My R code looks like this:
url = "http://www.basketball-reference.com/leagues/NBA_2015.html"
teamPageTables = readHTMLTable(url)
This returns a list of only 2. The top two tables on the page. I would expect a list with all of the tables from the page.
I have also tried using rvest with the XPath of the table i want (the Miscellaneous Stats table) but with no luck there either.
Has BBR changed something to block the scraping. I have even seen other posts about scraping the team site that indicted the table he wanted was at index 16...i copied his code and still nothing.
Any help would be greatly appreciated. Thanks,
Upvotes: 0
Views: 562
Reputation: 107687
Because the other tables are in comments, the readHTMLTable()
does not capture it. However, consider reading the URL text with readLines
and then removing the comment tags <!--
and -->
, from there parse the document accordingly. Turns out there are 85 tables on the page! Below extracts the 10 tables immediately viewable on screen:
library(XML)
# READ URL TEXT
url <- "http://www.basketball-reference.com/leagues/NBA_2015.html"
urltxt <- readLines(url)
# REMOVE COMMENT TAGS
urltxt <- gsub("-->", "", gsub("<!--", "", urltxt))
# PARSE UNCOMMENTED TEXT
doc <- htmlParse(urltxt)
# RETRIEVE ALL <table> TAGS
tables <- xpathApply(doc, "//table")
# LIST OF DATAFRAMES
teamPageTables <- lapply(tables[c(1:2,19:26)], function(i) readHTMLTable(i))
Upvotes: 5
Reputation: 4378
only This web page has two valid html tables.
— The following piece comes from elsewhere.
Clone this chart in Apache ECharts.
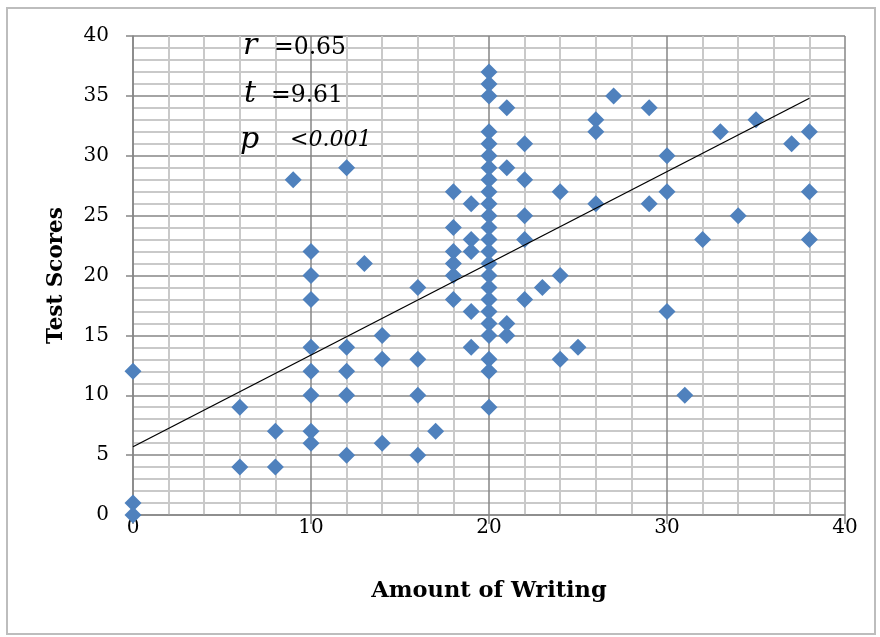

The other tables are within the page as html comments, perhaps to be parsed by some javascript. You could perhaps try and parse these comments.
The code below shows finds two valid tables and writes the raw html to file. Open bb.html in a text editor and notice that many tables are within
library(rvest)
url <- "http://www.basketball-reference.com/leagues/NBA_2015.html"
page <- read_html(url)
# there are two valid tables - get them with css id's
team_stats_per_game <- html_node(page, "#team-stats-per_game")
divs_standings_E <- html_nodes(page, "#divs_standings_E")
# look at the actual page text - open bb.html in a text editor
text <- readLines(url)
writeLines(text, "bb.html")
The commented tables look like
<div class="placeholder"></div>
<!--
<div class="table_outer_container">
<div class="overthrow table_container" id="div_misc_stats">
<table class="sortable stats_table" id="misc_stats" data-cols-to-freeze=2><caption>Miscellaneous Stats Table</caption>
etc.
-->
Upvotes: 0